··· Record excerpts ···

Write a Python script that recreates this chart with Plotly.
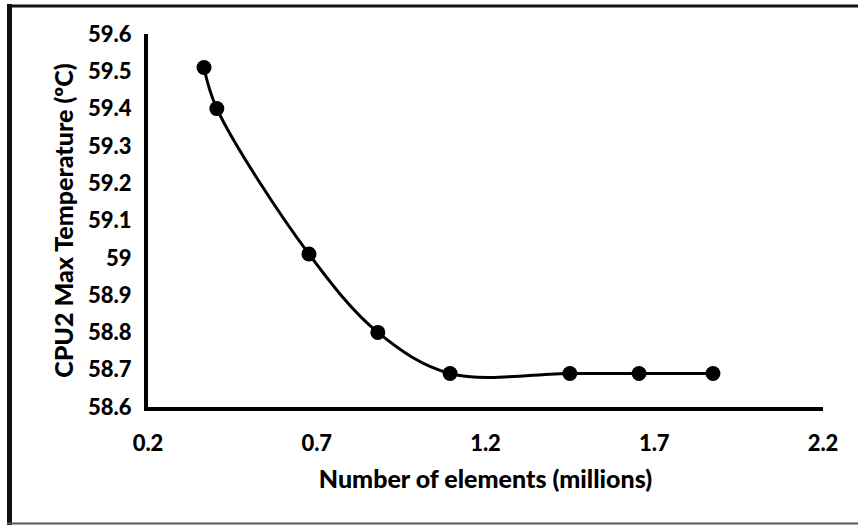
import plotly.graph_objects as go

# Mesh convergence study: CPU2 max temperature vs. mesh size
elements_millions = [0.366, 0.404, 0.677, 0.881, 1.095, 1.45, 1.655, 1.874]
cpu2_max_temp = [59.51, 59.40, 59.01, 58.80, 58.69, 58.69, 58.69, 58.69]

x_ticks = [0.2, 0.7, 1.2, 1.7, 2.2]
y_ticks = [58.6, 58.7, 58.8, 58.9, 59.0, 59.1, 59.2, 59.3, 59.4, 59.5, 59.6]
y_tick_text = ["58.6", "58.7", "58.8", "58.9", "59", "59.1", "59.2", "59.3", "59.4", "59.5", "59.6"]

W, H = 858, 525
L, R, T, B = 148, 35, 34, 118
FONT = "Lato"
WEIGHT = 900

fig = go.Figure()
fig.add_trace(go.Scatter(
    x=elements_millions,
    y=cpu2_max_temp,
    mode="lines+markers",
    line=dict(color="black", width=3, shape="spline", smoothing=1.0),
    marker=dict(color="black", size=15),
    showlegend=False,
))


def px_x(p):
    return (p - L) / (W - L - R)


def px_y(p):
    return (H - B - p) / (H - T - B)


# outer frame of the chart area
frame = [
    dict(x0=px_x(9.5), x1=px_x(9.5), y0=px_y(4), y1=px_y(530), width=5, color="#111111"),
    dict(x0=px_x(7), x1=px_x(870), y0=px_y(6), y1=px_y(6), width=3, color="#111111"),
    dict(x0=px_x(7), x1=px_x(870), y0=px_y(523.5), y1=px_y(523.5), width=2, color="#555555"),
]
shapes = [
    dict(type="line", xref="paper", yref="paper", x0=f["x0"], x1=f["x1"], y0=f["y0"], y1=f["y1"],
         line=dict(color=f["color"], width=f["width"]))
    for f in frame
]

fig.update_layout(
    width=W, height=H,
    margin=dict(l=L, r=R, t=T, b=B),
    paper_bgcolor="white", plot_bgcolor="white",
    font=dict(family=FONT, color="black"),
    shapes=shapes,
    xaxis=dict(
        range=[0.2, 2.2], tickvals=x_ticks, ticktext=[str(v) for v in x_ticks],
        showgrid=False, zeroline=False, showline=True, linecolor="black", linewidth=4,
        ticks="", ticklabelstandoff=14,
        tickfont=dict(family=FONT, size=22, color="black", weight=WEIGHT),
        title=dict(text="Number of elements (millions)", standoff=16,
                   font=dict(family=FONT, size=25, color="black", weight=WEIGHT)),
    ),
    yaxis=dict(
        range=[58.6, 59.6], tickvals=y_ticks, ticktext=y_tick_text,
        showgrid=False, zeroline=False, showline=True, linecolor="black", linewidth=4,
        ticks="", ticklabelstandoff=8,
        tickfont=dict(family=FONT, size=22, color="black", weight=WEIGHT),
        title=dict(text="CPU2 Max Temperature (ºC)", standoff=8,
                   font=dict(family=FONT, size=25, color="black", weight=WEIGHT)),
    ),
)

fig.write_html("out.html")
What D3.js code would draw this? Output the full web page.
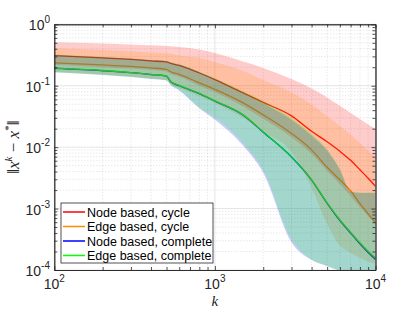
<!DOCTYPE html>
<html>
<head>
<meta charset="utf-8">
<script src="https://cdn.jsdelivr.net/npm/d3@7"></script>
<style>
body { margin: 0; background: #fff; }
svg { display: block; font-family: "Liberation Sans", Arial, sans-serif; }
</style>
</head>
<body>
<svg id="chart" width="415" height="312"></svg>
<script>
var iterations = [100, 200, 300, 400, 500, 530, 600, 800, 1000, 1500, 2000, 3000, 4000, 5000, 6000, 7000, 8000, 9000, 10000];

// Node based, cycle
var nodeCycleMid  = [0.308, 0.283, 0.268, 0.253, 0.244, 0.231, 0.214, 0.161, 0.126, 0.0764, 0.0535, 0.0323, 0.0181, 0.0122, 0.00855, 0.0061, 0.00428, 0.00311, 0.0023];
var nodeCycleHigh = [0.509, 0.488, 0.47, 0.456, 0.444, 0.44, 0.428, 0.389, 0.341, 0.248, 0.195, 0.129, 0.0904, 0.0646, 0.047, 0.0361, 0.0288, 0.0234, 0.0199];
var nodeCycleLow  = [0.22, 0.2, 0.19, 0.18, 0.17, 0.155, 0.14, 0.1, 0.078, 0.046, 0.029, 0.0145, 0.0078, 0.0041, 0.0025, 0.0016, 0.00105, 0.00075, 0.00055];

// Edge based, cycle
var edgeCycleMid  = [0.235, 0.218, 0.206, 0.195, 0.185, 0.169, 0.153, 0.111, 0.0871, 0.0525, 0.0335, 0.0167, 0.00904, 0.0047, 0.00294, 0.00195, 0.0012, 0.00082, 0.000587];
var edgeCycleHigh = [0.407, 0.382, 0.364, 0.348, 0.337, 0.331, 0.311, 0.283, 0.244, 0.174, 0.124, 0.0778, 0.0497, 0.0317, 0.0222, 0.0161, 0.0117, 0.0087, 0.0067];
var edgeCycleLow  = [0.1675, 0.153, 0.1416, 0.1315, 0.124, 0.107, 0.092, 0.0682, 0.0525, 0.0299, 0.0177, 0.0084, 0.00219, 0.00056, 0.00025, 0.00019, 0.000158, 0.000138, 0.000126];

// Node based, complete
var nodeCompleteMid  = [0.191, 0.175, 0.163, 0.152, 0.143, 0.116, 0.1, 0.0742, 0.056, 0.0331, 0.0175, 0.0069, 0.00291, 0.00122, 0.00064, 0.000398, 0.000266, 0.000192, 0.000148];
var nodeCompleteHigh = [0.316, 0.29, 0.275, 0.26, 0.25, 0.237, 0.219, 0.165, 0.128, 0.076, 0.052, 0.028, 0.0155, 0.0088, 0.0043, 0.0019, 0.0018, 0.0018, 0.0018];
var nodeCompleteLow  = [0.165, 0.15, 0.139, 0.129, 0.122, 0.103, 0.084, 0.043, 0.028, 0.0105, 0.0038, 0.00028, 0.000145, 0.000115, 0.0000977, 0.0000891, 0.0000832, 0.0000759, 0.0000708];

// Edge based, complete
var edgeCompleteMid  = [0.193, 0.177, 0.164, 0.153, 0.144, 0.1175, 0.101, 0.075, 0.0566, 0.0335, 0.0177, 0.00695, 0.00294, 0.00124, 0.000658, 0.000412, 0.000278, 0.000202, 0.000157];
var edgeCompleteHigh = [0.325, 0.297, 0.281, 0.266, 0.256, 0.243, 0.225, 0.17, 0.133, 0.082, 0.057, 0.03, 0.0165, 0.0092, 0.0045, 0.0019, 0.00182, 0.00182, 0.00182];
var edgeCompleteLow  = [0.166, 0.151, 0.14, 0.13, 0.123, 0.104, 0.085, 0.044, 0.03, 0.0115, 0.0042, 0.00031, 0.000148, 0.000117, 0.0000977, 0.0000891, 0.0000832, 0.0000759, 0.0000708];

var seriesNames = ["Node based, cycle", "Edge based, cycle", "Node based, complete", "Edge based, complete"];
var seriesColors = ["#ff0000", "#ff8c00", "#0000ff", "#00ff00"];

var xTicks = [100, 1000, 10000];
var xTickExp = ["2", "3", "4"];
var yTicks = [1, 0.1, 0.01, 0.001, 0.0001];
var yTickExp = ["0", "-1", "-2", "-3", "-4"];

var series = [
    { mid: nodeCycleMid, low: nodeCycleLow, high: nodeCycleHigh },
    { mid: edgeCycleMid, low: edgeCycleLow, high: edgeCycleHigh },
    { mid: nodeCompleteMid, low: nodeCompleteLow, high: nodeCompleteHigh },
    { mid: edgeCompleteMid, low: edgeCompleteLow, high: edgeCompleteHigh }
];
series.forEach(function (s, i) {
    s.name = seriesNames[i];
    s.color = seriesColors[i];
    s.points = iterations.map(function (k, j) {
        return { k: k, mid: s.mid[j], low: s.low[j], high: s.high[j] };
    });
});

var pLeft = 54.3, pRight = 375.5, pTop = 24.3, pBottom = 270;
var svg = d3.select("#chart");

var x = d3.scaleLog().domain([100, 10000]).range([pLeft, pRight]);
var y = d3.scaleLog().domain([0.0001, 1]).range([pBottom, pTop]);

var minorX = [], minorY = [];
[100, 1000].forEach(function (d) {
    for (var m = 2; m <= 9; m++) minorX.push(d * m);
});
[0.0001, 0.001, 0.01, 0.1].forEach(function (d) {
    for (var m = 2; m <= 9; m++) minorY.push(+(d * m).toPrecision(3));
});

// grid
var grid = svg.append("g");
grid.selectAll(".gxm").data(minorX).enter().append("line")
    .attr("x1", x).attr("x2", x).attr("y1", pTop).attr("y2", pBottom)
    .attr("stroke", "rgba(38,38,38,0.25)").attr("stroke-width", 0.6)
    .attr("stroke-dasharray", "1,2");
grid.selectAll(".gym").data(minorY).enter().append("line")
    .attr("y1", y).attr("y2", y).attr("x1", pLeft).attr("x2", pRight)
    .attr("stroke", "rgba(38,38,38,0.25)").attr("stroke-width", 0.6)
    .attr("stroke-dasharray", "1,2");
grid.selectAll(".gx").data(xTicks).enter().append("line")
    .attr("x1", x).attr("x2", x).attr("y1", pTop).attr("y2", pBottom)
    .attr("stroke", "rgba(38,38,38,0.15)").attr("stroke-width", 0.8);
grid.selectAll(".gy").data(yTicks).enter().append("line")
    .attr("y1", y).attr("y2", y).attr("x1", pLeft).attr("x2", pRight)
    .attr("stroke", "rgba(38,38,38,0.15)").attr("stroke-width", 0.8);

svg.append("clipPath").attr("id", "plotClip").append("rect")
    .attr("x", pLeft).attr("y", pTop).attr("width", pRight - pLeft).attr("height", pBottom - pTop);

var plot = svg.append("g").attr("clip-path", "url(#plotClip)");

var line = d3.line()
    .x(function (d) { return x(d.k); })
    .y(function (d) { return y(d.mid); })
    .curve(d3.curveMonotoneX);

var area = d3.area()
    .x(function (d) { return x(d.k); })
    .y0(function (d) { return y(d.low); })
    .y1(function (d) { return y(d.high); })
    .curve(d3.curveMonotoneX);

// lines first, shaded ranges drawn over them
series.forEach(function (s) {
    plot.append("path").datum(s.points)
        .attr("d", line)
        .attr("fill", "none")
        .attr("stroke", s.color)
        .attr("stroke-width", 1.3);
});
series.forEach(function (s) {
    plot.append("path").datum(s.points)
        .attr("d", area)
        .attr("fill", s.color)
        .attr("fill-opacity", 0.2)
        .attr("stroke", "none");
});

// axes
var axisColor = "#262626";
function styleAxis(g) {
    g.select(".domain").attr("stroke", axisColor).attr("stroke-width", 0.8);
    g.selectAll(".tick line").attr("stroke", axisColor).attr("stroke-width", 0.8);
    g.selectAll(".tick text").remove();
}
svg.append("g").attr("transform", "translate(0," + pBottom + ")")
    .call(d3.axisBottom(x).tickValues(xTicks).tickSizeInner(-4).tickSizeOuter(0)).call(styleAxis);
svg.append("g").attr("transform", "translate(0," + pBottom + ")")
    .call(d3.axisBottom(x).tickValues(minorX).tickSizeInner(-3).tickSizeOuter(0)).call(styleAxis);
svg.append("g").attr("transform", "translate(0," + pTop + ")")
    .call(d3.axisTop(x).tickValues(xTicks).tickSizeInner(-4).tickSizeOuter(0)).call(styleAxis);
svg.append("g").attr("transform", "translate(0," + pTop + ")")
    .call(d3.axisTop(x).tickValues(minorX).tickSizeInner(-3).tickSizeOuter(0)).call(styleAxis);
svg.append("g").attr("transform", "translate(" + pLeft + ",0)")
    .call(d3.axisLeft(y).tickValues(yTicks).tickSizeInner(-4).tickSizeOuter(0)).call(styleAxis);
svg.append("g").attr("transform", "translate(" + pLeft + ",0)")
    .call(d3.axisLeft(y).tickValues(minorY).tickSizeInner(-3).tickSizeOuter(0)).call(styleAxis);
svg.append("g").attr("transform", "translate(" + pRight + ",0)")
    .call(d3.axisRight(y).tickValues(yTicks).tickSizeInner(-4).tickSizeOuter(0)).call(styleAxis);
svg.append("g").attr("transform", "translate(" + pRight + ",0)")
    .call(d3.axisRight(y).tickValues(minorY).tickSizeInner(-3).tickSizeOuter(0)).call(styleAxis);

// tick labels 10^n
svg.selectAll(".xlab").data(xTicks).enter().append("text")
    .attr("x", function (d) { return x(d); })
    .attr("y", 289)
    .attr("text-anchor", "middle")
    .attr("fill", axisColor)
    .each(function (d, i) {
        var t = d3.select(this);
        t.append("tspan").attr("font-size", 14).text("10");
        t.append("tspan").attr("font-size", 10).attr("dy", -7).text(xTickExp[i]);
    });
svg.selectAll(".ylab").data(yTicks).enter().append("text")
    .attr("x", 50)
    .attr("y", function (d) { return y(d) + 6; })
    .attr("text-anchor", "end")
    .attr("fill", axisColor)
    .each(function (d, i) {
        var t = d3.select(this);
        t.append("tspan").attr("font-size", 14).text("10");
        t.append("tspan").attr("font-size", 10).attr("dy", -7).text(yTickExp[i]);
    });

// axis titles
svg.append("text")
    .attr("x", (pLeft + pRight) / 2).attr("y", 306)
    .attr("text-anchor", "middle")
    .attr("font-family", "'Liberation Serif', 'DejaVu Serif', serif")
    .attr("font-style", "italic").attr("font-size", 15)
    .attr("fill", axisColor)
    .text("k");

var ylab = svg.append("text")
    .attr("transform", "translate(19," + ((pTop + pBottom) / 2) + ") rotate(-90)")
    .attr("text-anchor", "middle")
    .attr("font-family", "'Liberation Serif', 'DejaVu Serif', serif")
    .attr("font-size", 17)
    .attr("fill", axisColor);
ylab.append("tspan").text("\u2016");
ylab.append("tspan").attr("font-style", "italic").text("x");
ylab.append("tspan").attr("font-style", "italic").attr("font-size", 11).attr("dy", -7).text("k");
ylab.append("tspan").attr("dy", 7).text(" \u2212 ");
ylab.append("tspan").attr("font-style", "italic").text("x");
ylab.append("tspan").attr("font-size", 11).attr("dy", -7).text("*");
ylab.append("tspan").attr("dy", 7).text("\u2016");

// legend
var lg = svg.append("g").attr("transform", "translate(61,203)");
lg.append("rect").attr("width", 152).attr("height", 60)
    .attr("fill", "#fff").attr("stroke", axisColor).attr("stroke-width", 0.8);
var item = lg.selectAll(".item").data(series).enter().append("g")
    .attr("transform", function (d, i) { return "translate(0," + (9 + i * 14.5) + ")"; });
item.append("line").attr("x1", 2).attr("x2", 24).attr("y1", 0).attr("y2", 0)
    .attr("stroke", function (d) { return d.color; }).attr("stroke-width", 1.5);
item.append("text").attr("x", 26).attr("y", 4.5)
    .attr("font-size", 12.5).attr("fill", "#000")
    .text(function (d) { return d.name; });
</script>
</body>
</html>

···

* _Stated problem_: Using the entries above, write out exactly the lines from the one with "What D3.js code" through the one with "8000, 9000, 10000];", ends included. Leave out any pictures.

* _Solution for this problem_:
What D3.js code would draw this? Output the full web page.
<!DOCTYPE html>
<html>
<head>
<meta charset="utf-8">
<script src="https://cdn.jsdelivr.net/npm/d3@7"></script>
<style>
body { margin: 0; background: #fff; }
svg { display: block; font-family: "Liberation Sans", Arial, sans-serif; }
</style>
</head>
<body>
<svg id="chart" width="415" height="312"></svg>
<script>
var iterations = [100, 200, 300, 400, 500, 530, 600, 800, 1000, 1500, 2000, 3000, 4000, 5000, 6000, 7000, 8000, 9000, 10000];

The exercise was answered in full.